You might need to do this for competitive advantage, a need unique to your organization, or some other business demand, and it is not a simple task. APIs need to be well documented and maintained to preserve the value to the business. For this reason, some companies choose to use API toolkits to get a jump-start on this important activity.
API toolkits have a couple of advantages over internally developed APIs. The first is that the API toolkits are products that are created, managed, and maintained by an independent third party. Second, they are designed to solve a specific technical requirement.
Big data challenges require a slightly different approach to API development or adoption. Because much of the data is unstructured and is generated outside of the control of your business, a new technique, called Natural Language Processing (NLP), is emerging as the preferred method for interfacing between big data and your application programs.

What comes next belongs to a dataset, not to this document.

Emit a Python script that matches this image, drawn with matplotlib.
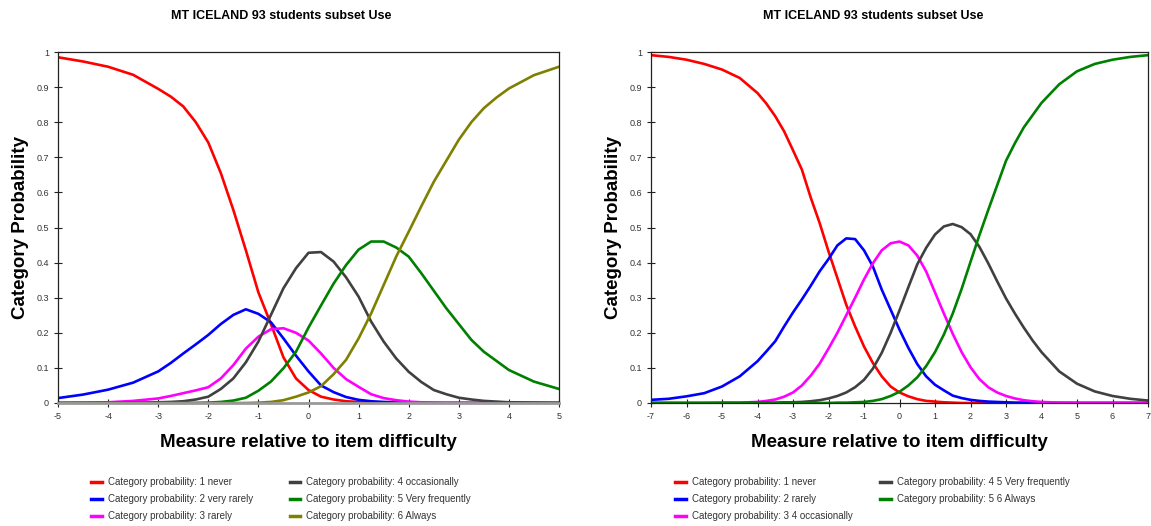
import matplotlib
matplotlib.use("Agg")
import matplotlib.pyplot as plt

plt.rcParams['font.family'] = ['Liberation Sans', 'DejaVu Sans']
plt.rcParams['axes.unicode_minus'] = False

title = "MT ICELAND 93 students subset Use"
xlab = "Measure relative to item difficulty"
ylab = "Category Probability"

# ---- left chart: 6 categories ----
x_left = [-5, -4.5, -4, -3.5, -3, -2.75, -2.5, -2.25, -2, -1.75, -1.5, -1.25, -1, -0.75, -0.5, -0.25,
          0, 0.25, 0.5, 0.75, 1, 1.25, 1.5, 1.75, 2, 2.25, 2.5, 2.75, 3, 3.25, 3.5, 3.75, 4, 4.5, 5]
never_l = [.985, .973, .958, .935, .895, .873, .845, .80, .742, .655, .55, .435, .315, .225, .13, .07,
           .037, .018, .01, .005, .003, .002, .001, 0, 0, 0, 0, 0, 0, 0, 0, 0, 0, 0, 0]
vrarely_l = [.014, .024, .038, .058, .09, .114, .141, .167, .194, .225, .251, .267, .254, .23, .184, .135,
             .09, .05, .031, .017, .009, .005, .003, .002, .001, 0, 0, 0, 0, 0, 0, 0, 0, 0, 0]
rarely_l = [0, .001, .002, .006, .013, .02, .028, .036, .045, .07, .108, .155, .189, .21, .213, .2,
            .178, .141, .1, .068, .046, .025, .014, .008, .004, .002, .001, 0, 0, 0, 0, 0, 0, 0, 0]
occas_l = [0, 0, 0, .001, .002, .003, .005, .01, .018, .04, .07, .116, .175, .251, .327, .384,
           .428, .43, .403, .358, .303, .232, .175, .127, .089, .06, .037, .025, .015, .01, .006, .004, .002, .001, 0]
vfreq_l = [0, 0, 0, 0, 0, 0, 0, 0, .001, .003, .007, .015, .035, .061, .099, .146,
           .215, .278, .34, .393, .437, .46, .46, .443, .417, .37, .32, .27, .225, .18, .146, .12, .094, .061, .04]
always_l = [0, 0, 0, 0, 0, 0, 0, 0, 0, 0, 0, 0, .001, .003, .008, .018,
            .03, .048, .082, .123, .184, .255, .336, .417, .488, .56, .63, .69, .75, .80, .84, .87, .896, .934, .958]

labels_left = ["Category probability: 1 never", "Category probability: 2 very rarely",
               "Category probability: 3 rarely", "Category probability: 4 occasionally",
               "Category probability: 5 Very frequently", "Category probability: 6 Always"]

# ---- right chart: 5 categories ----
x_right = [-7, -6.5, -6, -5.5, -5, -4.5, -4, -3.75, -3.5, -3.25, -3, -2.75, -2.5, -2.25, -2,
           -1.75, -1.5, -1.25, -1, -0.75, -0.5, -0.25, 0, 0.25, 0.5, 0.75, 1, 1.25, 1.5,
           1.75, 2, 2.25, 2.5, 2.75, 3, 3.25, 3.5, 3.75, 4, 4.5, 5, 5.5, 6, 6.5, 7]
never_r = [.991, .986, .978, .966, .95, .926, .883, .853, .817, .774, .72, .665, .585, .513, .432,
           .356, .28, .218, .161, .114, .076, .047, .03, .019, .011, .006, .004, .002, .001,
           0, 0, 0, 0, 0, 0, 0, 0, 0, 0, 0, 0, 0, 0, 0, 0]
rarely_r = [.009, .012, .019, .028, .047, .076, .119, .147, .176, .218, .258, .295, .334, .375, .41,
            .449, .469, .467, .435, .389, .323, .266, .209, .157, .111, .076, .052, .036, .021,
            .014, .009, .006, .004, .003, .002, .001, .001, 0, 0, 0, 0, 0, 0, 0, 0]
occas_r = [0, 0, 0, 0, .001, .001, .003, .006, .01, .018, .03, .05, .078, .112, .155,
           .2, .25, .3, .352, .398, .435, .455, .46, .449, .42, .375, .315, .255, .197,
           .145, .102, .068, .045, .03, .02, .013, .008, .005, .003, .001, 0, 0, 0, 0, 0]
vfreq_r = [0, 0, 0, 0, 0, 0, .001, .001, .001, .002, .002, .003, .005, .008, .013,
           .02, .03, .045, .066, .098, .143, .2, .264, .33, .395, .442, .48, .503, .51,
           .501, .481, .445, .398, .347, .298, .255, .215, .178, .145, .09, .055, .033, .02, .012, .007]
always_r = [0, 0, 0, 0, 0, 0, 0, 0, 0, 0, 0, 0, 0, 0, 0,
            .001, .001, .002, .003, .006, .011, .02, .032, .05, .073, .105, .145, .195, .255,
            .325, .402, .478, .55, .62, .69, .74, .785, .82, .855, .908, .945, .966, .978, .986, .991]

labels_right = ["Category probability: 1 never", "Category probability: 2 rarely",
                "Category probability: 3 4 occasionally", "Category probability: 4 5 Very frequently",
                "Category probability: 5 6 Always"]

colors6 = ['#ff0000', '#0000ff', '#ff00ff', '#404040', '#008000', '#808000']

fig = plt.figure(figsize=(11.51, 5.26), dpi=100)
ax1 = fig.add_axes([58 / 1151, 123 / 526, 501 / 1151, 351 / 526])
ax2 = fig.add_axes([651 / 1151, 123 / 526, 497 / 1151, 351 / 526])

series_l = [never_l, vrarely_l, rarely_l, occas_l, vfreq_l, always_l]
series_r = [never_r, rarely_r, occas_r, vfreq_r, always_r]

lines_l = []
for ys, c, lab in zip(series_l, colors6, labels_left):
    ln, = ax1.plot(x_left, ys, color=c, lw=1.9, label=lab, solid_joinstyle='round')
    lines_l.append(ln)
lines_r = []
for ys, c, lab in zip(series_r, colors6[:5], labels_right):
    ln, = ax2.plot(x_right, ys, color=c, lw=1.9, label=lab, solid_joinstyle='round')
    lines_r.append(ln)

for ax, lo, hi in [(ax1, -5, 5), (ax2, -7, 7)]:
    ax.set_xlim(lo, hi)
    ax.set_ylim(0, 1)
    ax.set_xticks(range(lo, hi + 1))
    ax.set_yticks([i / 10 for i in range(11)])
    ax.set_yticklabels(['0'] + ['0.%d' % i for i in range(1, 10)] + ['1'])
    ax.tick_params(direction='inout', length=6, width=0.8, labelsize=6.5,
                   labelcolor='#333333', color='#222222')
    ax.set_xlabel(xlab, fontsize=13.5, fontweight='bold', labelpad=9)
    ax.set_ylabel(ylab, fontsize=13.5, fontweight='bold', labelpad=5)
    for s in ax.spines.values():
        s.set_linewidth(0.9)
        s.set_color('#222222')

ax1.spines['bottom'].set_color('#999999')
ax1.spines['bottom'].set_linewidth(2)

fig.text(281 / 1151, 1 - 16 / 526, title, ha='center', va='center', fontsize=9, fontweight='bold')
fig.text(873 / 1151, 1 - 16 / 526, title, ha='center', va='center', fontsize=9, fontweight='bold')

leg_kw = dict(loc='upper left', ncol=2, frameon=False, fontsize=7, handlelength=1.1,
              handletextpad=0.6, labelspacing=0.74, borderaxespad=0, borderpad=0)
leg1 = fig.legend(handles=lines_l, bbox_to_anchor=(91 / 1151, 1 - 477 / 526),
                  columnspacing=3.8, **leg_kw)
leg2 = fig.legend(handles=lines_r, bbox_to_anchor=(675 / 1151, 1 - 477 / 526),
                  columnspacing=2.9, **leg_kw)
for leg in (leg1, leg2):
    for t in leg.get_texts():
        t.set_color('#333333')
    for h in leg.legend_handles:
        h.set_linewidth(2.5)

fig.savefig("out.png", dpi=100)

NLP allows you to formulate queries with natural language syntax instead of a formal query language like SQL. For most big data users, it will be much easier to ask “List all married male consumers between 30 and 40 years old who reside in the southeastern United States and are fans of NASCAR” than to write a 30-line SQL query for the answer.
Because most data gathering and movement have very similar characteristics, you can design a set of services to gather, cleanse, transform, normalize, and store big data items in the storage system of your choice.
To create as much flexibility as necessary, the factory could be driven with interface descriptions written in Extensible Markup Language (XML). This level of abstraction allows specific interfaces to be created easily and quickly without the need to build specific services for each data source.
In practice, you could create a description of SAP or Oracle application interfaces using something like XML. Each interface would use the same underlying software to migrate data between the big data environment and the production application environment independent of the specifics of SAP or Oracle. If you need to gather data from social sites on the Internet, the practice would be identical.
Describe the interfaces to the sites in XML, and then engage the services to move the data back and forth. Typically, these interfaces are documented for use by internal and external technologists.